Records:
Begin

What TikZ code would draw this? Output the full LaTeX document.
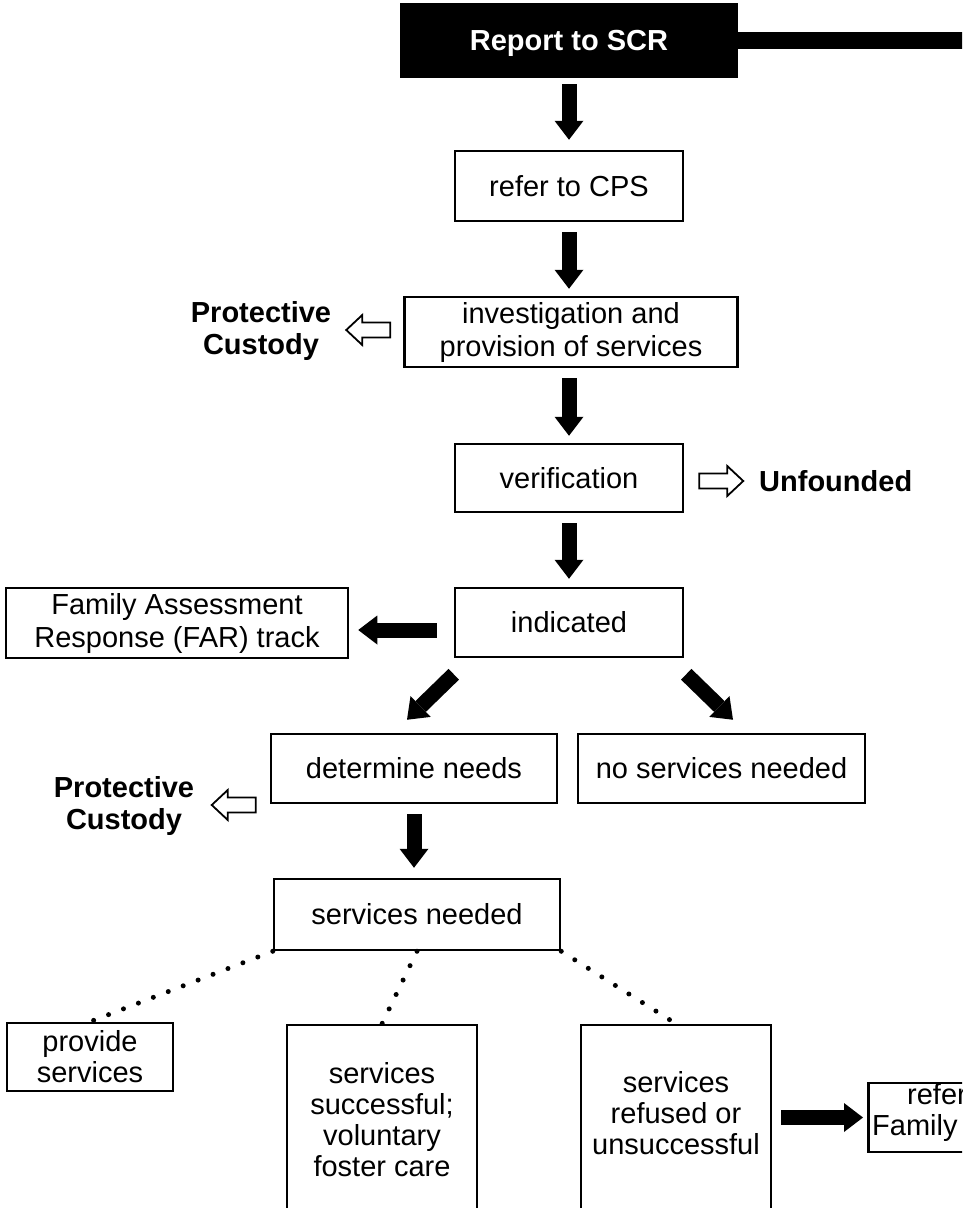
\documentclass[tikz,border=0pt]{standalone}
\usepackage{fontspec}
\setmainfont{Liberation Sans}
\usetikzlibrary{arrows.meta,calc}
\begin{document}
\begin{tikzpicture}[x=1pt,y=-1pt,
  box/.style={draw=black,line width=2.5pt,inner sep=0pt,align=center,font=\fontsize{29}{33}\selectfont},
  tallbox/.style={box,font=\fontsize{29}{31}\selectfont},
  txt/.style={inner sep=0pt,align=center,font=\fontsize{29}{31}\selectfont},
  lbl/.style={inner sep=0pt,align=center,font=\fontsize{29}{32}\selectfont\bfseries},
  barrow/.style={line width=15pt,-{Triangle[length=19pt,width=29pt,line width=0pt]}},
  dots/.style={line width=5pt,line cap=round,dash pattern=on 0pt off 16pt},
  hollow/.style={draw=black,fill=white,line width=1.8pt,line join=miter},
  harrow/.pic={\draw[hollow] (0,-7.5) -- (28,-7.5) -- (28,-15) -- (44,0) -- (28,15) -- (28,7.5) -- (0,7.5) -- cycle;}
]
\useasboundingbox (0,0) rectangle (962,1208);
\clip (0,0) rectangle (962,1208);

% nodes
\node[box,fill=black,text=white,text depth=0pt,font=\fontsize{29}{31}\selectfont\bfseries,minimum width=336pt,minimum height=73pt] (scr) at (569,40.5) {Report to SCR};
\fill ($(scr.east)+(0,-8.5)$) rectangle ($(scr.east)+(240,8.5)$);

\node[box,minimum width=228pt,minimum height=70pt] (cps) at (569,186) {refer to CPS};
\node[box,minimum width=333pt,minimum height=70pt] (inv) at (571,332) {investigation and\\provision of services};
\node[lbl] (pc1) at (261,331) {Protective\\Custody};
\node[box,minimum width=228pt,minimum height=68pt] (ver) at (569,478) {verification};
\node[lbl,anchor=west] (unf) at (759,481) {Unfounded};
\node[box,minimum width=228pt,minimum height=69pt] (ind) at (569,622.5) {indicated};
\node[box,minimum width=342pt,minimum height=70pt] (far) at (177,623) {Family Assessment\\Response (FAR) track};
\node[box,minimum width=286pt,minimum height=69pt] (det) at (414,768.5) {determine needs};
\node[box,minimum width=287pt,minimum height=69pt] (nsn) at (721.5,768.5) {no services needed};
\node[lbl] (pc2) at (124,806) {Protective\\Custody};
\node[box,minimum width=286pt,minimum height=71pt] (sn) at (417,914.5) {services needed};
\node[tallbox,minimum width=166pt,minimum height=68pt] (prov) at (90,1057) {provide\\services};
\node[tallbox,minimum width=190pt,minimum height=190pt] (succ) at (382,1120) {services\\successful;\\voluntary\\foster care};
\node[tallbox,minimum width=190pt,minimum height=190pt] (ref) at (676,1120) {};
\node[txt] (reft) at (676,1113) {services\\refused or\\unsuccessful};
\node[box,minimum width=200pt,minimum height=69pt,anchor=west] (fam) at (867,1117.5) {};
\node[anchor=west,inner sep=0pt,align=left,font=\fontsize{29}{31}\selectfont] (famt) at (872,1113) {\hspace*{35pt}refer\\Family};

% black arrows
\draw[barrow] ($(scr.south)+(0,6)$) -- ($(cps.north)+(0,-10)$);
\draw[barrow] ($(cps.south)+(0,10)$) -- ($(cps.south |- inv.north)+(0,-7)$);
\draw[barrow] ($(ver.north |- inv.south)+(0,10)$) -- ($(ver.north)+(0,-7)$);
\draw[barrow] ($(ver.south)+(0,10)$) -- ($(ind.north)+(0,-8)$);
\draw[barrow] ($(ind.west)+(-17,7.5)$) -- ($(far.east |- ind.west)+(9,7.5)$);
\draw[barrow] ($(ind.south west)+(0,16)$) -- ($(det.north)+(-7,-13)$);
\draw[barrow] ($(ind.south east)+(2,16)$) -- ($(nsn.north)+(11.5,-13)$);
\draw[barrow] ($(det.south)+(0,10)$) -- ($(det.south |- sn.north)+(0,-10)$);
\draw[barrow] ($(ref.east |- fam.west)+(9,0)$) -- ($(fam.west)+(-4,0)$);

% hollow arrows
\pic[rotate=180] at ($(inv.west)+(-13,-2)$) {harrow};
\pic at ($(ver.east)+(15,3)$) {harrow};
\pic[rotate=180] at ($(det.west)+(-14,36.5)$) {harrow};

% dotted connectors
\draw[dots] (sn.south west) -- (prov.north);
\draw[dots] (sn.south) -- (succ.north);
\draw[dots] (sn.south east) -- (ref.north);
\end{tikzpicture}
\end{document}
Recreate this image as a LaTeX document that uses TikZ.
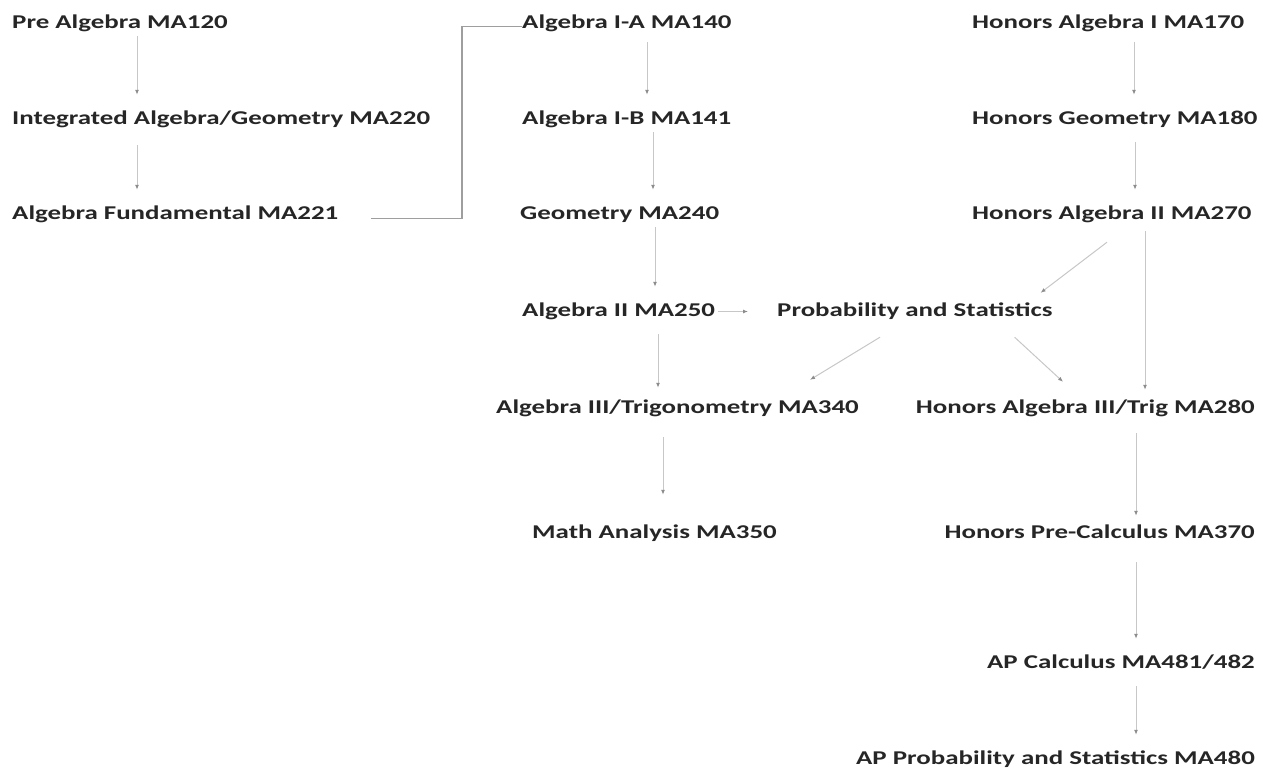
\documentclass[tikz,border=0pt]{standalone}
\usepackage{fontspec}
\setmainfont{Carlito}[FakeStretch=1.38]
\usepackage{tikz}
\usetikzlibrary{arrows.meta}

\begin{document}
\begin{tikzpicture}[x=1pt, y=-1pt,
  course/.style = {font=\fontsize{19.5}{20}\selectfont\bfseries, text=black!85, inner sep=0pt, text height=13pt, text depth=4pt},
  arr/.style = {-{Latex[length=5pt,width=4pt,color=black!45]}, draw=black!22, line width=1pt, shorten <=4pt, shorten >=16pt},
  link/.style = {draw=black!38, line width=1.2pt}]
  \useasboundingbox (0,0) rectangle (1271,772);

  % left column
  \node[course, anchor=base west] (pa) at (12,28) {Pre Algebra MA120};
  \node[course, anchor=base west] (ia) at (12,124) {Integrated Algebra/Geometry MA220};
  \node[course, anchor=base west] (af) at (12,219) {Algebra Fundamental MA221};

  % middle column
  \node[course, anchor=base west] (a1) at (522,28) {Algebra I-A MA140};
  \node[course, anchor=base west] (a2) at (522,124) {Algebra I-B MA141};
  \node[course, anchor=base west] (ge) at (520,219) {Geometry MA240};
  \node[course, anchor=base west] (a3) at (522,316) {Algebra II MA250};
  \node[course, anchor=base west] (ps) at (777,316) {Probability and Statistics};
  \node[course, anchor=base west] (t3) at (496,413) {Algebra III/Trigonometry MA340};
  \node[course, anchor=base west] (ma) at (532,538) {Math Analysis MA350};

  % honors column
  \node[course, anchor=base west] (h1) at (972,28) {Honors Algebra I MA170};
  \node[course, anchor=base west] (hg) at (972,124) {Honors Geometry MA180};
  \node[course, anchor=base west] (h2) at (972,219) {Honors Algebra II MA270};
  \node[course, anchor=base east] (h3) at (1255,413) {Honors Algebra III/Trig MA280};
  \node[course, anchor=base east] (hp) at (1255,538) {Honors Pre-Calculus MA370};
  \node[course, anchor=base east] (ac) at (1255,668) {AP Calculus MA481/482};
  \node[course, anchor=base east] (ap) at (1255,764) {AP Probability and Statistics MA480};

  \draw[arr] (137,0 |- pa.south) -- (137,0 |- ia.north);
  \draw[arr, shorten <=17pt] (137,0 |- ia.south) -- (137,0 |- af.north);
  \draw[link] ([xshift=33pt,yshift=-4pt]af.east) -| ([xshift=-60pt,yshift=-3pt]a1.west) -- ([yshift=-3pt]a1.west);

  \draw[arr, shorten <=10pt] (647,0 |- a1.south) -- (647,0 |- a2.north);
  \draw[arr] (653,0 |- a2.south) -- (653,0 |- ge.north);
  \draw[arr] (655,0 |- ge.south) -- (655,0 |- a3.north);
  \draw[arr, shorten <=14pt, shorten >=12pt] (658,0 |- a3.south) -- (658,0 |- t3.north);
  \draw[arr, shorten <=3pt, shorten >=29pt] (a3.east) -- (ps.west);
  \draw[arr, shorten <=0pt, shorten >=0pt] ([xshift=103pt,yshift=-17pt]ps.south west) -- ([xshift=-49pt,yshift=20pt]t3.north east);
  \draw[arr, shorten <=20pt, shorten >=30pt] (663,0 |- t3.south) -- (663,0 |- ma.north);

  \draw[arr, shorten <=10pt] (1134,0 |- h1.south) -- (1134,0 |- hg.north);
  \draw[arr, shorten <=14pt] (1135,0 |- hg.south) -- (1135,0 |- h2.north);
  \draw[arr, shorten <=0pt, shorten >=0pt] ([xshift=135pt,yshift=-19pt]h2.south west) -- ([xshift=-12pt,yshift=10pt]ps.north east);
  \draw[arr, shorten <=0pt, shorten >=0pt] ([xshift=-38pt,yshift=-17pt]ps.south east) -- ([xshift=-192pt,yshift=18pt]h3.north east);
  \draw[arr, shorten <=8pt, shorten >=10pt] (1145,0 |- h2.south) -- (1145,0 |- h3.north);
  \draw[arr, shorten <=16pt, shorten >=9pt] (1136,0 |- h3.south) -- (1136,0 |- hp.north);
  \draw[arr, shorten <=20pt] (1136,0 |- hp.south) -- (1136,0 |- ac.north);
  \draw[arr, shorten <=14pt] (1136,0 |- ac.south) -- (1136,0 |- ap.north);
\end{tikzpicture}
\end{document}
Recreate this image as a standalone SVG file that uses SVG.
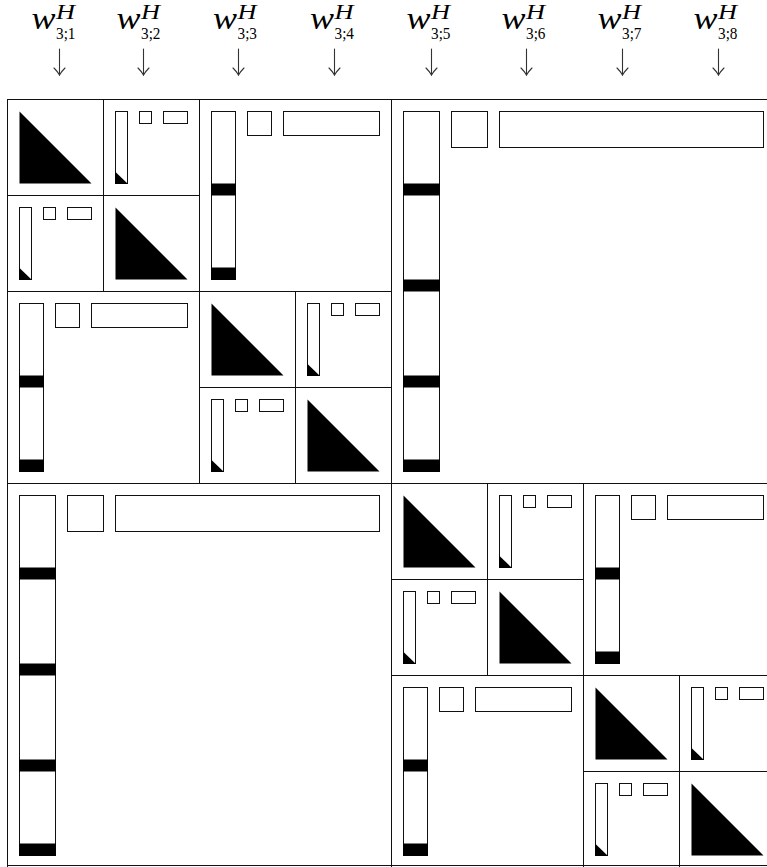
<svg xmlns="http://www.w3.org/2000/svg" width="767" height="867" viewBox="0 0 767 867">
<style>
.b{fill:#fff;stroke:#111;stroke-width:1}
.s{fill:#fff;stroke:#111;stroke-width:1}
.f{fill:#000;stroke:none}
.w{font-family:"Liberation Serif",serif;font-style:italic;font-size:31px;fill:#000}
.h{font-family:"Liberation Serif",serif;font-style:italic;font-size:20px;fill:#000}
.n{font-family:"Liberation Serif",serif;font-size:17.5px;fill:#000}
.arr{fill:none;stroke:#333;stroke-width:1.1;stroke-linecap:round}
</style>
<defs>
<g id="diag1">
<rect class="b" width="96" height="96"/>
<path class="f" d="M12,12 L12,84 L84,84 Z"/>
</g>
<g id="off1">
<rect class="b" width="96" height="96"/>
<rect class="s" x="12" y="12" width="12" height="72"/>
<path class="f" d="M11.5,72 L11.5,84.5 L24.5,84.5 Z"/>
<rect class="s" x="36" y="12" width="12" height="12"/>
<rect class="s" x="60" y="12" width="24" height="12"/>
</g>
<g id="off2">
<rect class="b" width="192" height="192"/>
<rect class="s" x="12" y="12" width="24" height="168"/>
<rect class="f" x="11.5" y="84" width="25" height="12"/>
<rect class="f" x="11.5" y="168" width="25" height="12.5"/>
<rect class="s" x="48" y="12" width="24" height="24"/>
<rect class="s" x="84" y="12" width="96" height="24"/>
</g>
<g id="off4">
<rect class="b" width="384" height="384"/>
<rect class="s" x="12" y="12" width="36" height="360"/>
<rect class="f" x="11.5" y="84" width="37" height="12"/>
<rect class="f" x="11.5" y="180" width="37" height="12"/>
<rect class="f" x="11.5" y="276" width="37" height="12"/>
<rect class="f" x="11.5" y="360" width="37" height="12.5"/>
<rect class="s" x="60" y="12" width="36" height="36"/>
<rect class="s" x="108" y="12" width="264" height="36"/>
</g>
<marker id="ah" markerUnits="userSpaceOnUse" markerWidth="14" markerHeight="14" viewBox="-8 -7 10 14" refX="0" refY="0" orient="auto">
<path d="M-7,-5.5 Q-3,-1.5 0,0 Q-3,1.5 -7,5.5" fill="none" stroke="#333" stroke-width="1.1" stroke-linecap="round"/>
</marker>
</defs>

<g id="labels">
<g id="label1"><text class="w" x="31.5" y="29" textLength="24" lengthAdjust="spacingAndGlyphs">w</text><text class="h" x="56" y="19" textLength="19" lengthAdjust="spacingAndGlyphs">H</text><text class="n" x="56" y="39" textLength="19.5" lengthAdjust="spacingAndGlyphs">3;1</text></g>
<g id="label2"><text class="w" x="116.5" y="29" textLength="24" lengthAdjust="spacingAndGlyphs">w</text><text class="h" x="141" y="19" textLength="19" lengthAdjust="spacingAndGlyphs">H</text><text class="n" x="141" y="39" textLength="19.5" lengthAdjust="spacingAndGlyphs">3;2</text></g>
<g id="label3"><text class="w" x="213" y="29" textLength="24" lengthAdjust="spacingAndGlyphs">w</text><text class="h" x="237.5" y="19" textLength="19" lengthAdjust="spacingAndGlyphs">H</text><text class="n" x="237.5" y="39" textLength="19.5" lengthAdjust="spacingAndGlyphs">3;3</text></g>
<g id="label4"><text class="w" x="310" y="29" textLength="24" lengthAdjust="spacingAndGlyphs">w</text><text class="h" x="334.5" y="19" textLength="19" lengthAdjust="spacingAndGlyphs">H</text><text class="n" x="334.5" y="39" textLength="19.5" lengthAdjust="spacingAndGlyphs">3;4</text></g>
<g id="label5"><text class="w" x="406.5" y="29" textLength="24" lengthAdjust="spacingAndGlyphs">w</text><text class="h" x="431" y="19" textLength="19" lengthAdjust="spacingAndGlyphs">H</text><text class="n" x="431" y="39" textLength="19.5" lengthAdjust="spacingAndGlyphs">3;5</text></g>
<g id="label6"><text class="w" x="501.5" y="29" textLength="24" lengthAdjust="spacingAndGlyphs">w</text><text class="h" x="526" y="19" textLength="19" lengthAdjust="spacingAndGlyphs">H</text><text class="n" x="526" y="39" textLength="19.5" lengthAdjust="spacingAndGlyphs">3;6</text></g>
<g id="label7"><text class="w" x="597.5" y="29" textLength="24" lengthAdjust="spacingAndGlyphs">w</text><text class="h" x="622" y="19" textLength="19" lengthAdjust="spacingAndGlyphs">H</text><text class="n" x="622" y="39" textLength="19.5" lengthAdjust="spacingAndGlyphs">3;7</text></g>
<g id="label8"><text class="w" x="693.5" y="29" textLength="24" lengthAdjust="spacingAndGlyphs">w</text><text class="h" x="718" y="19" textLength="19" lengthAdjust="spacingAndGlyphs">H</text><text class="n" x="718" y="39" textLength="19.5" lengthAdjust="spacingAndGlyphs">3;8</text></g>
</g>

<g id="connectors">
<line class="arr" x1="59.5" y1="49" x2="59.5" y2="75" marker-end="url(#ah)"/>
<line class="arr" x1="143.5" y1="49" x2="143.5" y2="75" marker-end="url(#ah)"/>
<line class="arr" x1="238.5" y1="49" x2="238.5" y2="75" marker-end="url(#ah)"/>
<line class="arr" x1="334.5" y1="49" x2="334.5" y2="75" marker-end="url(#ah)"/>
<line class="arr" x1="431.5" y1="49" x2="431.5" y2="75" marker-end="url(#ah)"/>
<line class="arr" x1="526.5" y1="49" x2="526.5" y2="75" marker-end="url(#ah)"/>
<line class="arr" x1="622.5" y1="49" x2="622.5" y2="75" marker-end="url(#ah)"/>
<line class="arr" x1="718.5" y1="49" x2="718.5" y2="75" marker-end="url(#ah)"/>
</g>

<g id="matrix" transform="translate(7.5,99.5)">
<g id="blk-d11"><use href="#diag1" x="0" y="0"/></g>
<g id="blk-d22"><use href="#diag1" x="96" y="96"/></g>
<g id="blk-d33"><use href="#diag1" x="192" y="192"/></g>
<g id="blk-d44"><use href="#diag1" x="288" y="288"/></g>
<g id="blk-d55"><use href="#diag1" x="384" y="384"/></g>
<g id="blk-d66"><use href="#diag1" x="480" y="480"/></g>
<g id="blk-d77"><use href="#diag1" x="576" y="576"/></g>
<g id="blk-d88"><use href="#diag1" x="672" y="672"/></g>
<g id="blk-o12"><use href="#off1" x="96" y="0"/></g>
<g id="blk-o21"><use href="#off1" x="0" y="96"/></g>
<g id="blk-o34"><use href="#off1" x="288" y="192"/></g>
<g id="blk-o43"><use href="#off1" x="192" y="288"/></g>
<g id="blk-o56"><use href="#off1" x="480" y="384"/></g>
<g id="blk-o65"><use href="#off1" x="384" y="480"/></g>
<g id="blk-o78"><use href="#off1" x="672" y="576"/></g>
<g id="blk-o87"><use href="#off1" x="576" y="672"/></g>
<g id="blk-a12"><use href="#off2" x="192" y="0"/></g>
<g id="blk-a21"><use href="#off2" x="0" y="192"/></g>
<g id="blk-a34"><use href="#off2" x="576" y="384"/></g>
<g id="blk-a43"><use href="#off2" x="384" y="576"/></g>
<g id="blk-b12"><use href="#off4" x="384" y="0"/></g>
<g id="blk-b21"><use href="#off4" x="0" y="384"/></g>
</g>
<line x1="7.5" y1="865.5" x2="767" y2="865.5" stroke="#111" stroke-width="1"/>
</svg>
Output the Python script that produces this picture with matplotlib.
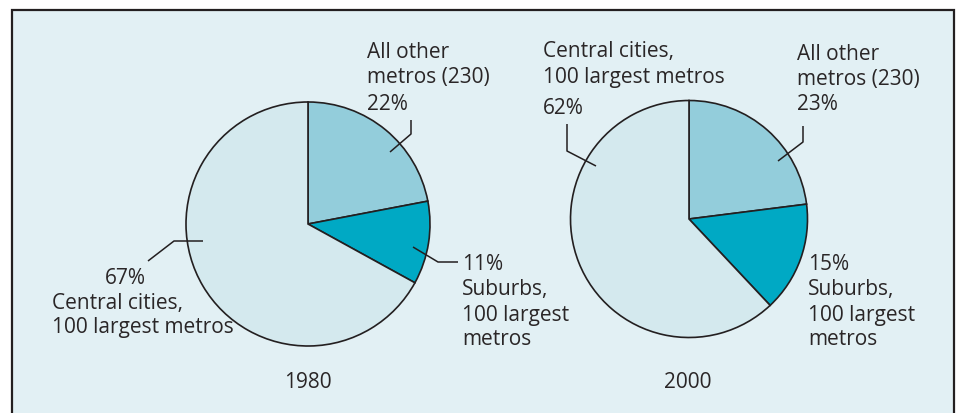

End

= GOAL =
Reply with only the number of lines in the entries that contain the word "this".

= EXERCISE RESULT =
4